Danes, Swedes, Germans, Prussians, Ottomans, think of this.
The relevant passage from the original speech by François Antoine de Boissy d’Anglas was transcribed as follows in Epitre du vieux cosmopolite Syrach à la Convention nationale de France. Contenant l’examen du discours prononcé à la séance du 2 pluviose III. par le citoyen Boissy-d’Anglas representant du peuple sur les véritables interêts de quelques unes des puissances coalisées et sur les bases d’une paix durable (Sarmatie [i.e., Paris]: [s.n.], 1795) [page 64]:
Je sais qu’on peut dire avec fondement que l’empire Russe est un Colosse aux pieds d’argille, que la corruption y a precedé la maturité, que l’esclavage qui y existe ôte toute solidité à sa force, toute énergie à ses ressorts ; qu’il est immense, mais en grande partie désert ; fastueux mais pauvre ; qu’il est déja trop vaste pour être gouverné ; qu’en s’étendant, il avance sa dissolution et que chaque conquête qu’il fait est un pas de plus vers sa ruine. Je conviens de ces verités : mais ce géant, avant de périr Vous écrasera, Danois, Suédois, Allemands, Prussiens, Ottomans, c’est sur vos ruines qu’il doit tomber, il ne se démembrera qu’après Vous avoir ravagés, dispersés, anéantis.

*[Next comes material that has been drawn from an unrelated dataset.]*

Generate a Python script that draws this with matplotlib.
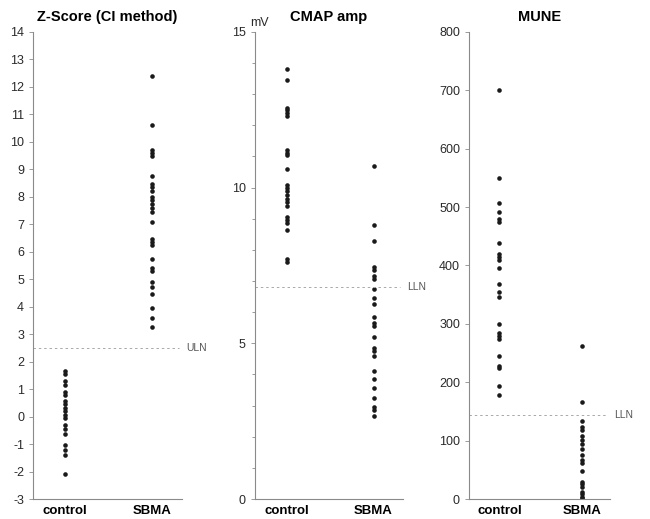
import matplotlib

matplotlib.use("Agg")
import matplotlib.pyplot as plt

plt.rcParams["font.family"] = ["Liberation Sans", "DejaVu Sans"]
plt.rcParams["axes.unicode_minus"] = False

groups = ["control", "SBMA"]

# Z-score (CI method)
z_control = [1.65, 1.55, 1.3, 1.15, 0.9, 0.8, 0.55, 0.45, 0.3, 0.2, 0.05, -0.05,
             -0.3, -0.45, -0.65, -1.05, -1.2, -1.4, -2.1]
z_sbma = [12.4, 10.6, 9.7, 9.6, 9.5, 8.75, 8.45, 8.35, 8.2, 8.0, 7.9, 7.75, 7.6,
          7.45, 7.1, 6.45, 6.35, 6.25, 5.75, 5.4, 5.3, 4.9, 4.7, 4.45, 3.95, 3.6, 3.25]
z_uln = 2.5

# CMAP amplitude (mV)
cmap_control = [13.8, 13.45, 12.55, 12.5, 12.4, 12.3, 11.2, 11.1, 11.05, 10.6, 10.1,
                10.0, 9.9, 9.75, 9.65, 9.55, 9.4, 9.05, 8.95, 8.85, 8.65, 7.7, 7.6]
cmap_sbma = [10.7, 8.8, 8.3, 7.45, 7.35, 7.15, 7.05, 6.75, 6.45, 6.25, 5.85, 5.65,
             5.55, 5.2, 4.85, 4.75, 4.6, 4.1, 3.85, 3.55, 3.25, 2.95, 2.85, 2.65]
cmap_lln = 6.8

# MUNE
mune_control = [700, 550, 507, 492, 480, 474, 439, 420, 415, 410, 396, 368, 354,
                346, 300, 285, 279, 274, 245, 228, 224, 193, 179]
mune_sbma = [262, 167, 134, 124, 118, 108, 101, 95, 85, 76, 67, 62, 48, 30, 25,
             20, 12, 8, 4, 1]
mune_lln = 144

AXIS_GREY = "#8a8a8a"
TEXT = "#2a2a2a"


def style_panel(ax, title):
    for side in ["top", "right"]:
        ax.spines[side].set_visible(False)
    for side in ["left", "bottom"]:
        ax.spines[side].set_color(AXIS_GREY)
        ax.spines[side].set_linewidth(0.8)
    ax.set_xlim(0.63, 2.34)
    ax.set_xticks([1, 2])
    ax.set_xticklabels(groups, fontsize=9.5, fontweight="bold", color="black")
    ax.tick_params(axis="x", length=0, pad=4)
    ax.tick_params(axis="y", which="both", colors=AXIS_GREY, labelcolor=TEXT,
                   labelsize=9, direction="out", width=0.6)
    ax.tick_params(axis="y", which="major", length=3)
    ax.tick_params(axis="y", which="minor", length=2)
    ax.set_title(title, fontsize=10.5, fontweight="bold", pad=8)


def plot_groups(ax, control, sbma):
    ax.plot([1] * len(control), control, "o", color="#1a1a1a", ms=3.3, mec="none")
    ax.plot([2] * len(sbma), sbma, "o", color="#1a1a1a", ms=3.3, mec="none")


def ref_line(ax, y, label):
    ax.axhline(y, xmin=0, xmax=0.98, color="#a8a8a8", lw=0.7, ls=(0, (2.5, 3)))
    ax.text(1.03, y, label, transform=ax.get_yaxis_transform(), fontsize=7.5,
            color="#555555", va="center", ha="left", clip_on=False)


fig = plt.figure(figsize=(6.5, 5.19), dpi=100)

ax1 = fig.add_axes([0.051, 0.0385, 0.229, 0.9])
ax2 = fig.add_axes([0.392, 0.0385, 0.228, 0.9])
ax3 = fig.add_axes([0.7215, 0.0385, 0.217, 0.9])

# Z-score
plot_groups(ax1, z_control, z_sbma)
ax1.set_ylim(-3, 14)
ax1.set_yticks(range(-3, 15))
style_panel(ax1, "Z-Score (CI method)")
ref_line(ax1, z_uln, "ULN")

# CMAP
plot_groups(ax2, cmap_control, cmap_sbma)
ax2.set_ylim(0, 15)
ax2.set_yticks([0, 5, 10, 15])
ax2.set_yticks(range(0, 16), minor=True)
style_panel(ax2, "CMAP amp")
ax2.text(-0.03, 15.1, "mV", fontsize=9, color=TEXT, ha="left", va="bottom",
         transform=ax2.get_yaxis_transform())
ref_line(ax2, cmap_lln, "LLN")

# MUNE
plot_groups(ax3, mune_control, mune_sbma)
ax3.set_ylim(0, 800)
ax3.set_yticks(range(0, 801, 100))
style_panel(ax3, "MUNE")
ref_line(ax3, mune_lln, "LLN")

fig.savefig("out.png", dpi=100)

3– : From The Chester Chronicle (Chester, Cheshire, England) of Friday 26th January 1798 [page 2, column 2]:
The French orators compare Great Britain to a huge colossus with feet of clay. The say nothing of the composition of the head, or any other part.

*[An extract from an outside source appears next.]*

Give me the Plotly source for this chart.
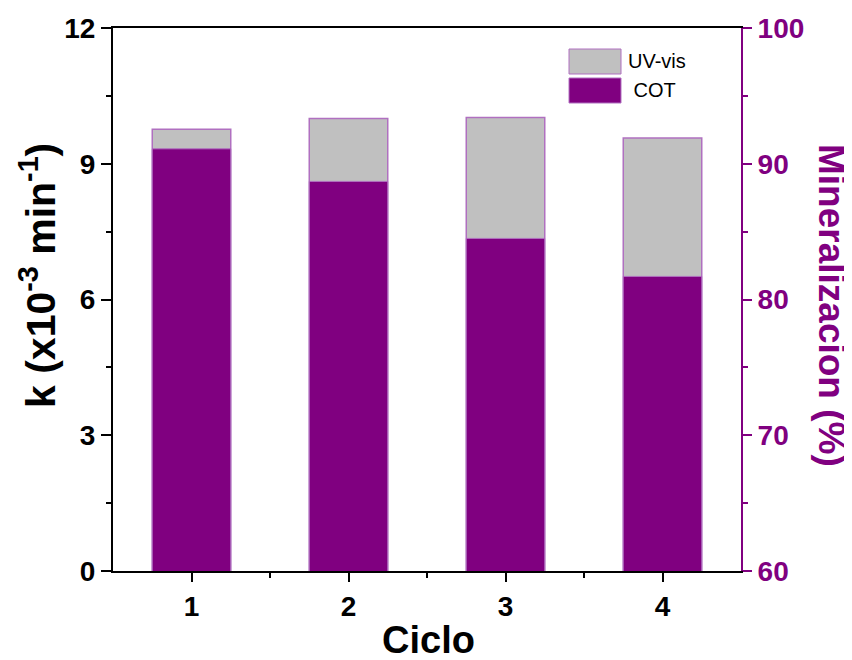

4-: From The Kentish Chronicle (Canterbury, Kent, England) of Friday 9th February 1798 [page 3, column 3]:
BRITISH DIPLOMACY.
It is not a little singular, that the French Republicans, when they arraign “the Pride of England,” date the commencement of our hauteur from the period when England was a Republic.—“It was the Protector Cromwell,” they say in a late address to their Diplomatic Agents, “who first assumed this tone of insolence. He it was who called to his aid the vigorous and republican pen of Milton—first used that haughty language, which ever since that epoch the British Ministers have sustained. It was in its origin nothing more than the inflated pride of a successful usurper: it took, however, soon the appearance of the bold and energetic language of a people called themselves free. Engaged in those wars, the long series of which commenced and concluded the reign of Louis XIV. The Governments of Europe believed those nations to be powerful, who announced themselves to be such. They were astonished, and yielded without examination to the pretensions of those who accompanied them with menaces. Soon after France, delivered over by a phlegmatic Prince, to a corrupt Ministry—weakened by useless victorie[s], and by alliances contrary to her real interest—even France herself, reduced to a deplorable state of inactivity, saw herself degraded to the point of trembling before the pretended Genius of the Cabinet of London. Strong in this illusion rather than in real power, England, at the end of every great war, figured with eclat in the pacifications of Nimeguen, of Riswick, of Utrecht, of Aix la Chapelle, at the Treaty of Paris, at the conferences of Pilnitz, and in every subsequent crisis of our Revolution.
“It is this illusion, Citizens, which we are now to destroy. It is this Colossus, with feet of clay, which it is now necessary to overturn. It is your duty on this occasion to attack the federative force of England, whilst our armies, landing on her territory, shall unveil her intrinsic weakness to the Governments of Europe, who have been so long imposed upon by her boasted pretensions.”